I’m looking for just a nod in the right direction to solve a problem that I haven’t been able to figure out thus far. I have MT device setup with 3 WAN interfaces. However, they come from a single modem with a 5 static IP block. Currently, for example, I’m using 1.1.1.7/29, 1.1.1.8/29, and 1.1.1.9/29 which share the same gateway of 1.1.1.12. I’m doing this because I have services available to the outside that use the same internal and external ports which I can’t change. The problem is I can’t seem to figure out how to get traffic go out the same interface that it comes in on.
For example I’ve tried to setup an IPSEC tunnel on between 1.1.1.7/29 to another site. The tunnel established just fine, but sometime later the tunnel breaks down and it appears to because my router starts to send respond to the other side with 1.1.1.8/29 instead of .7.
Can someone point me in the right direction on how best to solve this. The fact that the wan interfaces are sharing the same gateway seems to thrwart any of the solutions I’ve tried thusfar.
Why three WAN interfaces? Why not just one with three addresses? And then for IPSec set local-address=1.1.1.x (which you can do also with your current config).
Sob - I originally had everything one interface and was having the same issue. I put them on different interfaces in attempt to follow some of the posts describing the mangle rules. What ANAV suggested works great, but if I could save a couple interface ports that would be great.

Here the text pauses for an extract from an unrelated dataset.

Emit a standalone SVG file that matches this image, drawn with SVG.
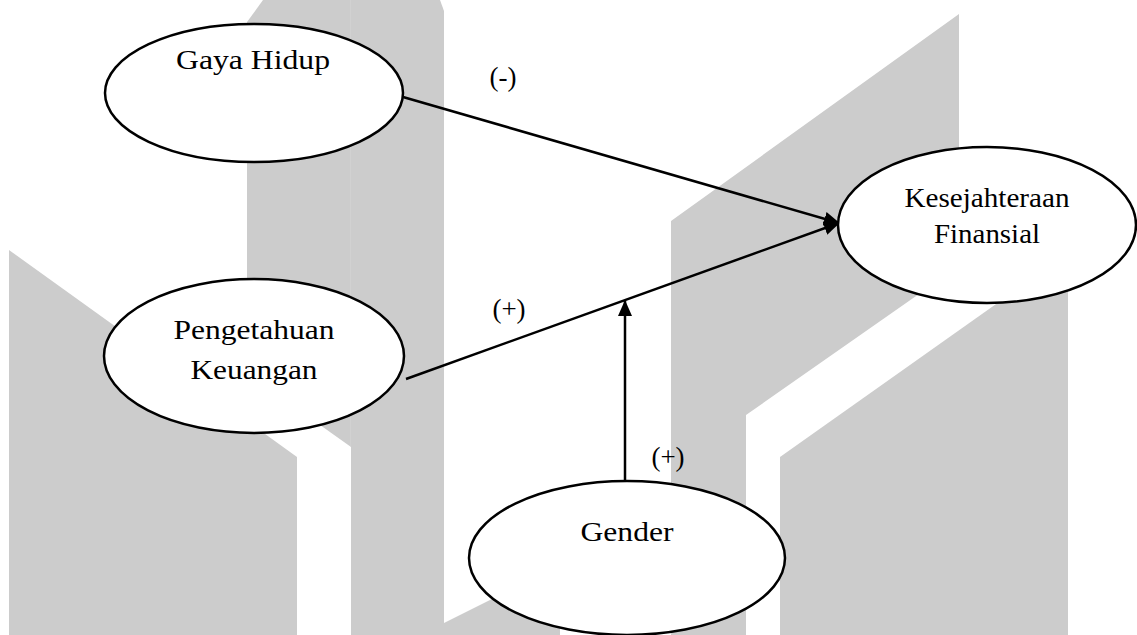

Because I am a basic untrained user who likes KISS, and what works, and really who cares about ipsec anyway, use wireguard ( and avoiding capsmans and IPV6 like the plague, keeps the hair on my head and the doctor away )
It’s just that I don’t see any advantage of this 3x1 “multi-WAN simulator” over 1x3 single WAN. And in fact, I don’t even see how this fixes the problem. Either there’s local-address=1.1.1.x for peer and then only this address should be used as source, or the router still might decide to use another 1.1.1.y. Your nice new mangle rules don’t do anything for new outgoing connections initiated by this router.
Thats a different problem, keep it straight in your mind and you wont get confused.
I’m not saying your approach is not valid and its probably better but I dont understand it nor how to config it.
Well… KISS would dictate to attach all the 3 IP addresses to a single WAN interface, so that the Tik would respond to ARP requests regarding any of them, and multiple routing tables and the associated rules woud not be necessary. The only situation where this does not work is when the gateway device cannot handle that multiple IP addresses share the same MAC address, or when it only talks to devices that got their addresses from it using DHCP. Neither of these is a usual behavior of ISP CPEs.
As I said, I am unfamiliar with the concept. I just managed to grasp the concept of having different IP addresses for a single Wireguard Interface, so this would be another leap.